While the acting game - and the business underpinning it - can rein in some actors, Bernal revels in the liberation found in his roles.
"Rodrigo feels like a free person, no? For me to create Rodrigo allows ME to be free, because I can channel through him a lot of who I am and want to be. It's a way of expressing things that I can get away with. I'm conducting with real musicians who are playing for real. And they're actually listening to me. I'm living this experience. And tomorrow I'll be living another. It's such a joy and such luck."
Another source of freedom: He can stay busy acting on both sides of the border. With the world his stage, conquering Hollywood has never been his goal.

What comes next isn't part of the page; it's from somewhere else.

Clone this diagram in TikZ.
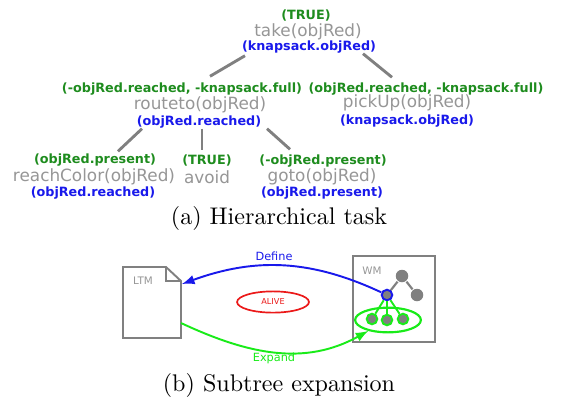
\documentclass[tikz,border=0pt]{standalone}
\usepackage{fontspec}
\newfontfamily\vera{DejaVu Sans}
\usepackage{tikz}
\usetikzlibrary{shapes.geometric}

\definecolor{namegray}{RGB}{150,150,150}
\definecolor{linegray}{RGB}{128,128,128}
\definecolor{pregreen}{RGB}{30,140,30}
\definecolor{postblue}{RGB}{25,25,235}
\definecolor{expgreen}{RGB}{25,235,25}
\definecolor{alivered}{RGB}{235,25,25}

\begin{document}
\begin{tikzpicture}[x=0.0146cm,y=-0.0146cm,
    task/.style={inner sep=0pt,text=namegray,font=\vera\fontsize{7}{8}\selectfont},
    pre/.style={inner sep=0pt,text=pregreen,font=\vera\bfseries\fontsize{5.3}{6}\selectfont},
    post/.style={inner sep=0pt,text=postblue,font=\vera\bfseries\fontsize{5.3}{6}\selectfont},
    branch/.style={draw=linegray,line width=1.2pt},
    subcap/.style={inner sep=0pt,font=\fontsize{10}{12}\selectfont},
    small/.style={inner sep=0pt,font=\vera\fontsize{4.7}{5}\selectfont},
    frame/.style={draw=linegray,line width=0.8pt},
    dot/.style={circle,inner sep=0pt,minimum size=4.4pt,fill=linegray,line width=0.8pt}]
        \useasboundingbox (0,0) rectangle (563,399);
        % (a) hierarchical task
        \begin{scope}
        \clip (0,0) rectangle (542,230);
        \node[pre]  (take-pre)    at (306,15)  {(TRUE)};
        \node[task] (take)        at (308,32)  {take(objRed)};
        \node[post] (take-post)   at (309,47)  {(knapsack.objRed)};
        \node[pre]  (routeto-pre) at (182,89)  {(-objRed.reached, -knapsack.full)};
        \node[task] (routeto)     at (200,105) {routeto(objRed)};
        \node[post] (routeto-post) at (199,122) {(objRed.reached)};
        \node[pre]  (pickup-pre)  at (426,89)  {(objRed.reached, -knapsack.full)};
        \node[task] (pickup)      at (407,103) {pickUp(objRed)};
        \node[post] (pickup-post) at (407,121) {(knapsack.objRed)};
        \node[pre]  (reach-pre)   at (95,160)  {(objRed.present)};
        \node[task] (reach)       at (94,177)  {reachColor(objRed)};
        \node[post] (reach-post)  at (93,193)  {(objRed.reached)};
        \node[pre]  (avoid-pre)   at (207,160) {(TRUE)};
        \node[task] (avoid)       at (207,177) {avoid};
        \node[pre]  (goto-pre)    at (323,161) {(-objRed.present)};
        \node[task] (goto)        at (322,177) {goto(objRed)};
        \node[post] (goto-post)   at (322,193) {(objRed.present)};
        \draw[branch] ([shift={(-64,2)}]take-post.south) -- ([shift={(28,-6)}]routeto-pre.north);
        \draw[branch] ([shift={(54,0)}]take-post.south) -- ([shift={(-34,-5)}]pickup-pre.north);
        \draw[branch] ([shift={(-57,0)}]routeto-post.south) -- ([shift={(23,-2)}]reach-pre.north);
        \draw[branch] ([shift={(3,0)}]routeto-post.south) -- ([shift={(-5,-4)}]avoid-pre.north);
        \draw[branch] ([shift={(68,0)}]routeto-post.south) -- ([shift={(-33,-5)}]goto-pre.north);
        \end{scope}
        \node[subcap] (cap-a) at (279,218) {(a) Hierarchical task};
        % (b) subtree expansion
        \draw[frame] (123,267) -- (166,267) -- (181,281) -- (181,338) -- (123,338) -- cycle;
        \draw[frame] (166,267) -- (166,281) -- (181,281);
        \node[small,text=namegray,font=\vera\fontsize{4.3}{5}\selectfont] (ltm) at (143,281) {LTM};
        \coordinate (ltm-in) at (182,284);
        \coordinate (ltm-out) at (181,323);
        \draw[frame] (353,256) rectangle (435,342);
        \node[small,text=namegray,font=\vera\fontsize{4.3}{5}\selectfont] (wm) at (372,271) {WM};
        \node[ellipse,draw=alivered,line width=0.7pt,inner sep=0pt,minimum width=1.05cm,minimum height=0.31cm,
              text=alivered,font=\vera\fontsize{3.4}{4}\selectfont] (alive) at (273,302) {ALIVE};
        \node[ellipse,draw=expgreen,line width=0.9pt,inner sep=0pt,minimum width=0.96cm,minimum height=0.36cm] (sub) at (388,320) {};
        \node[dot,draw=postblue] (root) at (387,295) {};
        \node[dot,minimum size=5.2pt] (up) at (402,276) {};
        \node[dot,minimum size=5.2pt] (side) at (417,295) {};
        \node[dot,draw=expgreen] (c1) at (372,319) {};
        \node[dot,draw=expgreen] (c2) at (387,320) {};
        \node[dot,draw=expgreen] (c3) at (403,319) {};
        \draw[draw=linegray,line width=0.9pt] (root) -- (up) -- (side);
        \draw[draw=expgreen,line width=0.8pt] (root) -- (c1);
        \draw[draw=expgreen,line width=0.8pt] (root) -- (c2);
        \draw[draw=expgreen,line width=0.8pt] (root) -- (c3);
        \draw[-latex,draw=postblue,line width=0.8pt] (root) to[out=155,in=20] (ltm-in);
        \draw[-latex,draw=expgreen,line width=0.8pt] (ltm-out) to[out=-25,in=209] (sub);
        \node[small,text=postblue] (define) at (274,256) {Define};
        \node[small,text=expgreen] (expand) at (274,358) {Expand};
        \node[subcap] (cap-b) at (279,385) {(b) Subtree expansion};
      \end{tikzpicture}
\end{document}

"In the '70s, '80s or '90s, the United States was the axis, culturally, but it's not the center of everything now," Bernal declared. "I love working in Spanish in Mexico and Latin America, because I can play many more characters and play with different accents. Then I have the chance to come here and do this show, and I appreciate that, too. It's a big world out there."
Whatever he does and wherever he does it, he wants to be as much surprised by his performances as he hopes his audience will be.
He hailed Steven Spielberg and Alfred Hitchcock as masters of manipulation, steering the audience to an engineered end point. But his preferred style of artistry, which he identified as that of Jean Cocteau, has a different aim: "We have to create an accident, and the accident cannot be predetermined. The result can't be preconceived.
"One approach determines what you should feel, what you should go through, while the other is much more generous and humble. As a member of an audience, I don't like to be told 'THIS IS IMPORTANT' in capital letters. I like to be sucked into what I'm seeing. I see art as a consequence.
"So maybe, as an actor, I approach everything from my perspective as a member of an audience."
For Bernal, the creative act is one of self-discovery, whatever side he's on: as artist or spectator.
"I don't think Beethoven would have had time to think about manipulation," he said. "I think he would just let loose!"